Boeuf Bourguignon for the Hygge Hostess

Boeuf Bourguignon for the Hygge Hostess

This recipe for Boeuf Bourguignon will complete your cozy winter weekend. 

Beef Bourguignon
Serves 6
Recipe adapted from The Silver Palate New Basics Cookbook

8 oz thick sliced smoked side bacon, cut into small dice
3 lb well-trimmed boneless beef chuck, cut into 1 1/2-inch cubes
1 cup chopped onions
salt and pepper, to taste
3 tbsp all-purpose flour
3 cups Burgundy wine
3 cups beef stock
2 tbsp tomato paste
1 tbsp chopped fresh rosemary leaves
3 to 4 carrots, peeled and cut into 1 1/2-inch julienne
2 cups white or red pearl onions
8 oz fresh cremini, shiitake or chanterelle mushrooms
1 tbsp unsalted butter
1 tbsp red currant jelly
2 tbsp chopped Italian parsley


Preheat the oven to 350F. In a flameproof casserole or Dutch oven, sauté the bacon until crisp, then remove with a slotted spoon and drain on paper towels.
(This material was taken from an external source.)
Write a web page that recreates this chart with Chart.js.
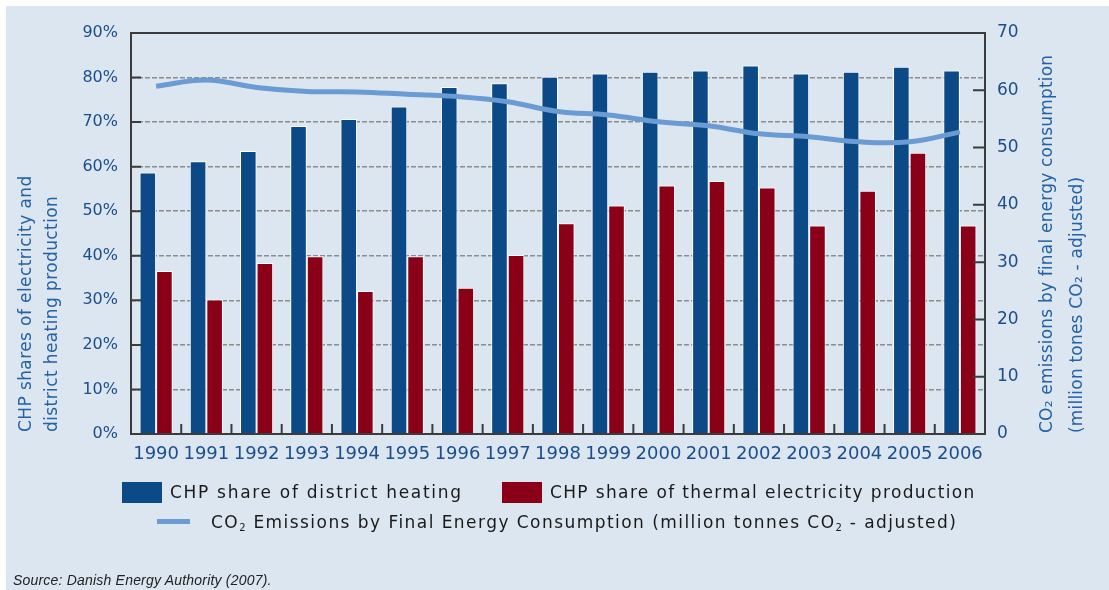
<!DOCTYPE html>
<html>
<head>
<meta charset="utf-8">
<script src="https://cdn.jsdelivr.net/npm/chart.js@4.4.1/dist/chart.umd.min.js"></script>
<style>
  html, body { margin:0; padding:0; background:#ffffff; }
  #wrap { position:relative; width:1109px; height:590px; overflow:hidden; background:#ffffff; }
  #panel { position:absolute; left:6px; top:6px; right:0; bottom:0; background:#dce6f0; }
  #c { position:absolute; left:0; top:0; }
  .lg { position:absolute; font-family:"DejaVu Sans", sans-serif; font-size:17px; color:#1a1a1a; white-space:nowrap; line-height:20px; }
  .lg sub { font-size:10px; vertical-align:-3px; line-height:0; letter-spacing:1px; }
  .box { position:absolute; }
  #src { position:absolute; left:13px; top:572px; font-family:"Liberation Sans", sans-serif; font-style:italic; font-size:14px; color:#222; white-space:nowrap; letter-spacing:0.2px; }
</style>
</head>
<body>
<div id="wrap">
  <div id="panel"></div>
  <canvas id="c" width="1109" height="590"></canvas>
  <div class="box" style="left:122px;top:482px;width:40px;height:21px;background:#0b4a86;"></div>
  <div class="lg" style="left:170px;top:482px;letter-spacing:1.7px;">CHP share of district heating</div>
  <div class="box" style="left:502px;top:482px;width:40px;height:21px;background:#8a0016;"></div>
  <div class="lg" style="left:550px;top:482px;letter-spacing:1.36px;">CHP share of thermal electricity production</div>
  <div class="box" style="left:157px;top:519px;width:33px;height:5px;background:#6a9bd2;"></div>
  <div class="lg" style="left:211px;top:512px;letter-spacing:1.45px;">CO<sub>2</sub> Emissions by Final Energy Consumption (million tonnes CO<sub>2</sub> - adjusted)</div>
  <div id="src">Source: Danish Energy Authority (2007).</div>
</div>
<script>
const years = ["1990","1991","1992","1993","1994","1995","1996","1997","1998","1999","2000","2001","2002","2003","2004","2005","2006"];
const districtHeating = [58.7, 61.2, 63.5, 69.1, 70.7, 73.5, 77.9, 78.7, 80.2, 80.9, 81.3, 81.6, 82.7, 80.9, 81.3, 82.4, 81.6];
const thermalElectricity = [36.6, 30.2, 38.4, 39.9, 32.1, 39.9, 32.8, 40.2, 47.3, 51.3, 55.8, 56.8, 55.3, 46.8, 54.6, 63.1, 46.8];
const co2Emissions = [60.7, 61.8, 60.5, 59.8, 59.7, 59.3, 58.9, 58.0, 56.3, 55.7, 54.5, 53.8, 52.4, 51.9, 51.0, 51.0, 52.7];
const leftTitle = ["CHP shares of electricity and", "district heating production"];
const rightTitle = ["CO₂ emissions by final energy consumption", "(million tones CO₂ - adjusted)"];

const tickColor = "#1b4e8c";
const titleColor = "#2462a3";

const framePlugin = {
  id: 'frame',
  afterDraw(chart) {
    const ctx = chart.ctx, a = chart.chartArea;
    const x = chart.scales.x, y = chart.scales.y, y1 = chart.scales.y1;
    ctx.save();
    ctx.strokeStyle = "#3c3c3c";
    ctx.lineWidth = 2;
    ctx.strokeRect(a.left, a.top, a.right - a.left, a.bottom - a.top);
    ctx.beginPath();
    y.ticks.forEach(t => {
      if (t.value > 0 && t.value < 90) {
        const py = y.getPixelForValue(t.value);
        ctx.moveTo(a.left, py); ctx.lineTo(a.left + 10, py);
      }
    });
    y1.ticks.forEach(t => {
      if (t.value > 0 && t.value < 70) {
        const py = y1.getPixelForValue(t.value);
        ctx.moveTo(a.right, py); ctx.lineTo(a.right - 12, py);
      }
    });
    for (let i = 1; i < years.length; i++) {
      const px = (x.getPixelForValue(i - 1) + x.getPixelForValue(i)) / 2;
      ctx.moveTo(px, a.bottom); ctx.lineTo(px, a.bottom - 10);
    }
    ctx.stroke();
    ctx.fillStyle = titleColor;
    ctx.font = '17px "DejaVu Sans"';
    ctx.textBaseline = 'middle';
    ctx.textAlign = 'left';
    const drawRot = (txt, cx, by) => {
      ctx.save();
      ctx.translate(cx, by);
      ctx.rotate(-Math.PI / 2);
      ctx.fillText(txt, 0, 0);
      ctx.restore();
    };
    ctx.letterSpacing = '0.4px';
    drawRot(leftTitle[0], 27, a.bottom - 2);
    drawRot(leftTitle[1], 53, a.bottom - 2);
    ctx.letterSpacing = '0.2px';
    drawRot(rightTitle[0], 1048, a.bottom - 1);
    drawRot(rightTitle[1], 1078, a.bottom - 1);
    ctx.restore();
  }
};

new Chart(document.getElementById('c'), {
  data: {
    labels: years,
    datasets: [
      { type: 'line', label: 'CO₂ Emissions by Final Energy Consumption (million tonnes CO₂ - adjusted)',
        data: co2Emissions, yAxisID: 'y1', borderColor: '#6a9bd2', borderWidth: 5,
        pointRadius: 0, tension: 0.4, order: 0, fill: false },
      { type: 'bar', label: 'CHP share of district heating', data: districtHeating, yAxisID: 'y',
        backgroundColor: '#0b4a86', borderColor: '#ffffff', borderWidth: 1,
        categoryPercentage: 0.66, barPercentage: 1.0, order: 1 },
      { type: 'bar', label: 'CHP share of thermal electricity production', data: thermalElectricity, yAxisID: 'y',
        backgroundColor: '#8a0016', borderColor: '#ffffff', borderWidth: 1,
        categoryPercentage: 0.66, barPercentage: 1.0, order: 1 }
    ]
  },
  options: {
    responsive: false,
    animation: false,
    layout: { padding: { top: 33, left: 0, right: 0, bottom: 0 } },
    plugins: { legend: { display: false }, tooltip: { enabled: false } },
    scales: {
      x: {
        offset: true,
        grid: { display: false, drawTicks: false },
        border: { display: false },
        ticks: { color: tickColor, font: { family: 'DejaVu Sans', size: 18 }, padding: 10, maxRotation: 0, autoSkip: false },
        afterFit(s) { s.height = 156; }
      },
      y: {
        position: 'left', min: 0, max: 90,
        grid: { color: '#8c8c8c', lineWidth: 1.5, drawTicks: false },
        border: { display: false, dash: [5, 2] },
        ticks: { stepSize: 10, color: tickColor, font: { family: 'DejaVu Sans', size: 16 }, padding: 13,
                 callback: v => v + '%' },
        afterFit(s) { s.width = 131; }
      },
      y1: {
        position: 'right', min: 0, max: 70,
        grid: { drawOnChartArea: false, drawTicks: false },
        border: { display: false },
        ticks: { stepSize: 10, color: tickColor, font: { family: 'DejaVu Sans', size: 17 }, padding: 12 },
        afterFit(s) { s.width = 124; }
      }
    }
  },
  plugins: [framePlugin]
});
</script>
</body>
</html>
Pour off all but 1 tbsp of the bacon drippings. Over medium-high heat, sauté the beef a few pieces at a time, until browned on all sides. Add the chopped onions to the beef, and sprinkle with salt, pepper and flour. Cook over high heat, stirring constantly for 5 minutes.

Add the wine, stock, tomato paste, reserved bacon and rosemary, and bring to a boil. Cover the casserole and transfer to the oven and bake until the meat is tender, about 2 hours.

Meanwhile, prepare the vegetables: Bring a small pot of water to boil. Drop in the carrots and cook until tender, about 5-7 minutes. Drain, rinse under cold water and drain again, then set aside. Make a small X in the root end of each pearl onion. Drop them into boiling water and cook for 5 minutes. Drain, rinse under cold water and drain again. Peel and set aside. Slice the mushrooms lengthwise. Melt butter in a skillet, add the mushrooms and sauté over medium heat for 10 minutes, then set aside.

When the meat is cooked, transfer the casserole to a stovetop burner and add the carrots, onions, mushrooms and red currant jelly. Heat through, about 7 minutes. Serve garnished with the chopped parsley.

 

I serve mine over garlic cheese grits with a bibb lettuce salad and crusty French bread.